一方で、記号選択式の出題数や問題の形式には変化が見られます。東京都と神奈川県の社会科の出題状況を例に見てみましょう。
〈東京都:社会〉
平成26年度(マークシート方式導入前):記号選択式13問 記述式7問
令和7年度 (マークシート方式導入後):記号選択式17問 記述式3問
東京都は記号選択式の出題が増えているのがわかります。どの問題も選択肢は4つですが、組み合わせがすべて合っていないと正答にならない問題が多く出題されています。(2つ合っていないと正答にならない問題が3問、4つ合っていないと正答にならない問題が5問。)また、各選択肢の文が長いものが多いことも特徴的です。そして、記述問題では地理・歴史・公民のそれぞれの分野で1問ずつ、合計3問出題されています。解答の長さは80~90字程度と比較的長いのが特徴です。
〈神奈川県:社会〉
平成28年度:記号選択式の選択肢の数 最大で6つ(マークシート方式導入前)
令和7年度 :記号選択式の選択肢の数 最大で8つ(マークシート方式導入後)
※選択肢6つの問題が8問、8つの問題が3問。
神奈川県の場合は選択肢の数が増えており、令和7年度入試では8つの選択肢から答えを選ぶ問題が3問出題されています。なお、令和6年度入試では9つの選択肢から答えを選ぶ問題が出題されていました。これだけ選択肢があると、正確な知識はもちろん、資料を読み取る力や高い考察力が求められます。

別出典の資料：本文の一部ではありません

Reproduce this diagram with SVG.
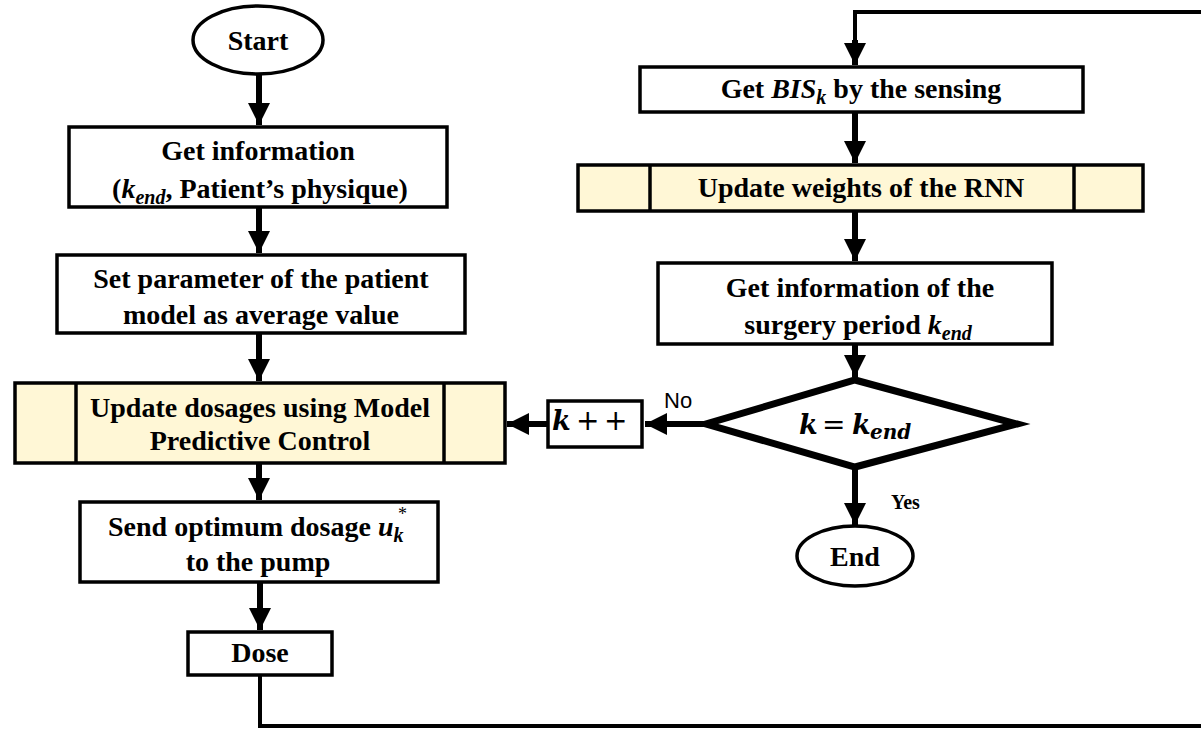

注意してほしいのは、マークシート方式に変わるからといって、単に知識を詰め込めば高得点が取れるわけではないということです。問題の解決に必要な根本的な力は変わりません。マークシート方式になっても、これまで同様に知識や技能、思考力、判断力を確かめる問題が出題されます。大切なのは、新しい解答形式に合わせて、これらの力を効率的に伸ばす対策を早めに始めることです。
変化のときこそチャンスです。万全の状態で受検を迎えられるようにしましょう。